- _AIM_
Repeat everything in the material exactly.

- _MATERIAL FOR THE TASK_
□ □ □

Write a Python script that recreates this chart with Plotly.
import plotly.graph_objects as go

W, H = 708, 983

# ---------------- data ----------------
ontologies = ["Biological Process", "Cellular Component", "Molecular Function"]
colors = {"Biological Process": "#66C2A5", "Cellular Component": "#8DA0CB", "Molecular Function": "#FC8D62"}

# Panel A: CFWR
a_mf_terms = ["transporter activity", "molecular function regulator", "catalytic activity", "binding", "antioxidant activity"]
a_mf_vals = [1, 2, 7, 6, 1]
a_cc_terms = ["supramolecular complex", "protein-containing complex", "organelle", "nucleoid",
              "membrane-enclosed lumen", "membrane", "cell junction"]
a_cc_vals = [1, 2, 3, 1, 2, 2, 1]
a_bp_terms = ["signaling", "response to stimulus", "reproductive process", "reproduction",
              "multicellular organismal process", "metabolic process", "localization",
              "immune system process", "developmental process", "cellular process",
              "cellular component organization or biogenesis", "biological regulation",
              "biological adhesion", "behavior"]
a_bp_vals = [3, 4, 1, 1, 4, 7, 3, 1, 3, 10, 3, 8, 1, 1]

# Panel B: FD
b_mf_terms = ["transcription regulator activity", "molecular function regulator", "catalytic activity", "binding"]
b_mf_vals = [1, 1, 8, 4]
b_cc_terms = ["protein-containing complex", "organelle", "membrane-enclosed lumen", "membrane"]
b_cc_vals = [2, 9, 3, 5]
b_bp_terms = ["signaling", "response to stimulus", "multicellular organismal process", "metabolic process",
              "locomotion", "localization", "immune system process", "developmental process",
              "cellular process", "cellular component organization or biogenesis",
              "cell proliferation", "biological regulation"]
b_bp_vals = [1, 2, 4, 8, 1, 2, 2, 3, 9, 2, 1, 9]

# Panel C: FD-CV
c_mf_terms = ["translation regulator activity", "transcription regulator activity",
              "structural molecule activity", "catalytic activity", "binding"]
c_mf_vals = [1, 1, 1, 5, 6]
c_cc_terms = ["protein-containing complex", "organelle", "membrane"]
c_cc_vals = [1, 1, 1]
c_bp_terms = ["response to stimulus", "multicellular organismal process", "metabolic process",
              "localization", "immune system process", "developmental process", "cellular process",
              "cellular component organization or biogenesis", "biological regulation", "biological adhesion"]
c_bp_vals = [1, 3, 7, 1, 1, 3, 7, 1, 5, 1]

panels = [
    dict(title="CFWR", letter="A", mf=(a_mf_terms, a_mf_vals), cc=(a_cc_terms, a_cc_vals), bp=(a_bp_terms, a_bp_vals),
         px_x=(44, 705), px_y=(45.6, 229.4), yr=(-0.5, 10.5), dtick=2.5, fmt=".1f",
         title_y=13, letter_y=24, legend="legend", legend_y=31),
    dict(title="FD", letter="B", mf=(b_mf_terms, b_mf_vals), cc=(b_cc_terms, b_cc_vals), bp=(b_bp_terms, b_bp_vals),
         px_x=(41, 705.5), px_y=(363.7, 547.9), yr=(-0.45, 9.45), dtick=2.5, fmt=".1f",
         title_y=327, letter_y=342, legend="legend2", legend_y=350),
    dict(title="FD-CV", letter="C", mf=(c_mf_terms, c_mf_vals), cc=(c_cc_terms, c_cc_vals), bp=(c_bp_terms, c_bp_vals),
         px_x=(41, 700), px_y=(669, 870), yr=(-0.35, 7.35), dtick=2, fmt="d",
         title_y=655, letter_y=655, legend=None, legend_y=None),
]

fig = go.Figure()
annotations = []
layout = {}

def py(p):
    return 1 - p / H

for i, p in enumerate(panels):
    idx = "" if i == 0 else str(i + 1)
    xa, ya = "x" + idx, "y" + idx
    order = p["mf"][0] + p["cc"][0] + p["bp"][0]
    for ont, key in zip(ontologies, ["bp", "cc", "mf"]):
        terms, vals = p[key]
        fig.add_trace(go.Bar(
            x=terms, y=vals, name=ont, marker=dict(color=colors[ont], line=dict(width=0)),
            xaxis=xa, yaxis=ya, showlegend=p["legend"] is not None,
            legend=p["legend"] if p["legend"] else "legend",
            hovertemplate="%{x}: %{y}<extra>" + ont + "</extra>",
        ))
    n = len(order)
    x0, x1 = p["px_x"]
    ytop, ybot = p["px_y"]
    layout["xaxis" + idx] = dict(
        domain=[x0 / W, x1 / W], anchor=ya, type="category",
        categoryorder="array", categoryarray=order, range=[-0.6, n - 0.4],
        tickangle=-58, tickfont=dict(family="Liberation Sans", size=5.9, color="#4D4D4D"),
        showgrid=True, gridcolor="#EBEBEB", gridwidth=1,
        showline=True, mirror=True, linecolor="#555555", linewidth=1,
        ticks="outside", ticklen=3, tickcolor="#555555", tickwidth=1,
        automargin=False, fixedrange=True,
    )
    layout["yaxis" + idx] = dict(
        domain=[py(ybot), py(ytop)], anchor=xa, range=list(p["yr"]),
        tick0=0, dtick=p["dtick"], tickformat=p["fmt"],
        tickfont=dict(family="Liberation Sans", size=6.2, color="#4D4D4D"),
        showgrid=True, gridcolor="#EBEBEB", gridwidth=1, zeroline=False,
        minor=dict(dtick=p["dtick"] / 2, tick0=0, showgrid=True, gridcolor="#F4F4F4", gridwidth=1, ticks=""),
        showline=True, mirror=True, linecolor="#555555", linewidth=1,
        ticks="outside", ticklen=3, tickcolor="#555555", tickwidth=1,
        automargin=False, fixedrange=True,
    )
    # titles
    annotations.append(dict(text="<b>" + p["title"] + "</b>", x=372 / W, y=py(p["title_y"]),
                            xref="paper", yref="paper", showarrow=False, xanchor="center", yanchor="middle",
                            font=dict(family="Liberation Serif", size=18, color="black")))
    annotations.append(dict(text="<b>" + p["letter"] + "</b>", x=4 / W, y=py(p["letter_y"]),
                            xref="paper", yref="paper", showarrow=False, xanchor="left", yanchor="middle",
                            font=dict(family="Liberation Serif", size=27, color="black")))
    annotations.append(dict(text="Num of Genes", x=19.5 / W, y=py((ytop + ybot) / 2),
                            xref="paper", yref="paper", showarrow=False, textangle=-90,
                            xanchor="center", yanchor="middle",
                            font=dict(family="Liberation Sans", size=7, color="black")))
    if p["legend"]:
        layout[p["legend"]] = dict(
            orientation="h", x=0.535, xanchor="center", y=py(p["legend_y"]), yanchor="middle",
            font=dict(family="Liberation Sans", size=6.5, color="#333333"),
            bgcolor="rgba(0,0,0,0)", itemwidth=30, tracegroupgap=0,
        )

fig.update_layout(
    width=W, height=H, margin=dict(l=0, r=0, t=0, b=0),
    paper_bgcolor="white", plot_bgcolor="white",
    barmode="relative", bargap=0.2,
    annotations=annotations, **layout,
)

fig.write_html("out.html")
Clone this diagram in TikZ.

□ □ □

- _WRITTEN SOLUTION_
Write a Python script that recreates this chart with Plotly.
import plotly.graph_objects as go

W, H = 708, 983

# ---------------- data ----------------
ontologies = ["Biological Process", "Cellular Component", "Molecular Function"]
colors = {"Biological Process": "#66C2A5", "Cellular Component": "#8DA0CB", "Molecular Function": "#FC8D62"}

# Panel A: CFWR
a_mf_terms = ["transporter activity", "molecular function regulator", "catalytic activity", "binding", "antioxidant activity"]
a_mf_vals = [1, 2, 7, 6, 1]
a_cc_terms = ["supramolecular complex", "protein-containing complex", "organelle", "nucleoid",
              "membrane-enclosed lumen", "membrane", "cell junction"]
a_cc_vals = [1, 2, 3, 1, 2, 2, 1]
a_bp_terms = ["signaling", "response to stimulus", "reproductive process", "reproduction",
              "multicellular organismal process", "metabolic process", "localization",
              "immune system process", "developmental process", "cellular process",
              "cellular component organization or biogenesis", "biological regulation",
              "biological adhesion", "behavior"]
a_bp_vals = [3, 4, 1, 1, 4, 7, 3, 1, 3, 10, 3, 8, 1, 1]

# Panel B: FD
b_mf_terms = ["transcription regulator activity", "molecular function regulator", "catalytic activity", "binding"]
b_mf_vals = [1, 1, 8, 4]
b_cc_terms = ["protein-containing complex", "organelle", "membrane-enclosed lumen", "membrane"]
b_cc_vals = [2, 9, 3, 5]
b_bp_terms = ["signaling", "response to stimulus", "multicellular organismal process", "metabolic process",
              "locomotion", "localization", "immune system process", "developmental process",
              "cellular process", "cellular component organization or biogenesis",
              "cell proliferation", "biological regulation"]
b_bp_vals = [1, 2, 4, 8, 1, 2, 2, 3, 9, 2, 1, 9]

# Panel C: FD-CV
c_mf_terms = ["translation regulator activity", "transcription regulator activity",
              "structural molecule activity", "catalytic activity", "binding"]
c_mf_vals = [1, 1, 1, 5, 6]
c_cc_terms = ["protein-containing complex", "organelle", "membrane"]
c_cc_vals = [1, 1, 1]
c_bp_terms = ["response to stimulus", "multicellular organismal process", "metabolic process",
              "localization", "immune system process", "developmental process", "cellular process",
              "cellular component organization or biogenesis", "biological regulation", "biological adhesion"]
c_bp_vals = [1, 3, 7, 1, 1, 3, 7, 1, 5, 1]

panels = [
    dict(title="CFWR", letter="A", mf=(a_mf_terms, a_mf_vals), cc=(a_cc_terms, a_cc_vals), bp=(a_bp_terms, a_bp_vals),
         px_x=(44, 705), px_y=(45.6, 229.4), yr=(-0.5, 10.5), dtick=2.5, fmt=".1f",
         title_y=13, letter_y=24, legend="legend", legend_y=31),
    dict(title="FD", letter="B", mf=(b_mf_terms, b_mf_vals), cc=(b_cc_terms, b_cc_vals), bp=(b_bp_terms, b_bp_vals),
         px_x=(41, 705.5), px_y=(363.7, 547.9), yr=(-0.45, 9.45), dtick=2.5, fmt=".1f",
         title_y=327, letter_y=342, legend="legend2", legend_y=350),
    dict(title="FD-CV", letter="C", mf=(c_mf_terms, c_mf_vals), cc=(c_cc_terms, c_cc_vals), bp=(c_bp_terms, c_bp_vals),
         px_x=(41, 700), px_y=(669, 870), yr=(-0.35, 7.35), dtick=2, fmt="d",
         title_y=655, letter_y=655, legend=None, legend_y=None),
]

fig = go.Figure()
annotations = []
layout = {}

def py(p):
    return 1 - p / H

for i, p in enumerate(panels):
    idx = "" if i == 0 else str(i + 1)
    xa, ya = "x" + idx, "y" + idx
    order = p["mf"][0] + p["cc"][0] + p["bp"][0]
    for ont, key in zip(ontologies, ["bp", "cc", "mf"]):
        terms, vals = p[key]
        fig.add_trace(go.Bar(
            x=terms, y=vals, name=ont, marker=dict(color=colors[ont], line=dict(width=0)),
            xaxis=xa, yaxis=ya, showlegend=p["legend"] is not None,
            legend=p["legend"] if p["legend"] else "legend",
            hovertemplate="%{x}: %{y}<extra>" + ont + "</extra>",
        ))
    n = len(order)
    x0, x1 = p["px_x"]
    ytop, ybot = p["px_y"]
    layout["xaxis" + idx] = dict(
        domain=[x0 / W, x1 / W], anchor=ya, type="category",
        categoryorder="array", categoryarray=order, range=[-0.6, n - 0.4],
        tickangle=-58, tickfont=dict(family="Liberation Sans", size=5.9, color="#4D4D4D"),
        showgrid=True, gridcolor="#EBEBEB", gridwidth=1,
        showline=True, mirror=True, linecolor="#555555", linewidth=1,
        ticks="outside", ticklen=3, tickcolor="#555555", tickwidth=1,
        automargin=False, fixedrange=True,
    )
    layout["yaxis" + idx] = dict(
        domain=[py(ybot), py(ytop)], anchor=xa, range=list(p["yr"]),
        tick0=0, dtick=p["dtick"], tickformat=p["fmt"],
        tickfont=dict(family="Liberation Sans", size=6.2, color="#4D4D4D"),
        showgrid=True, gridcolor="#EBEBEB", gridwidth=1, zeroline=False,
        minor=dict(dtick=p["dtick"] / 2, tick0=0, showgrid=True, gridcolor="#F4F4F4", gridwidth=1, ticks=""),
        showline=True, mirror=True, linecolor="#555555", linewidth=1,
        ticks="outside", ticklen=3, tickcolor="#555555", tickwidth=1,
        automargin=False, fixedrange=True,
    )
    # titles
    annotations.append(dict(text="<b>" + p["title"] + "</b>", x=372 / W, y=py(p["title_y"]),
                            xref="paper", yref="paper", showarrow=False, xanchor="center", yanchor="middle",
                            font=dict(family="Liberation Serif", size=18, color="black")))
    annotations.append(dict(text="<b>" + p["letter"] + "</b>", x=4 / W, y=py(p["letter_y"]),
                            xref="paper", yref="paper", showarrow=False, xanchor="left", yanchor="middle",
                            font=dict(family="Liberation Serif", size=27, color="black")))
    annotations.append(dict(text="Num of Genes", x=19.5 / W, y=py((ytop + ybot) / 2),
                            xref="paper", yref="paper", showarrow=False, textangle=-90,
                            xanchor="center", yanchor="middle",
                            font=dict(family="Liberation Sans", size=7, color="black")))
    if p["legend"]:
        layout[p["legend"]] = dict(
            orientation="h", x=0.535, xanchor="center", y=py(p["legend_y"]), yanchor="middle",
            font=dict(family="Liberation Sans", size=6.5, color="#333333"),
            bgcolor="rgba(0,0,0,0)", itemwidth=30, tracegroupgap=0,
        )

fig.update_layout(
    width=W, height=H, margin=dict(l=0, r=0, t=0, b=0),
    paper_bgcolor="white", plot_bgcolor="white",
    barmode="relative", bargap=0.2,
    annotations=annotations, **layout,
)

fig.write_html("out.html")
Clone this diagram in TikZ.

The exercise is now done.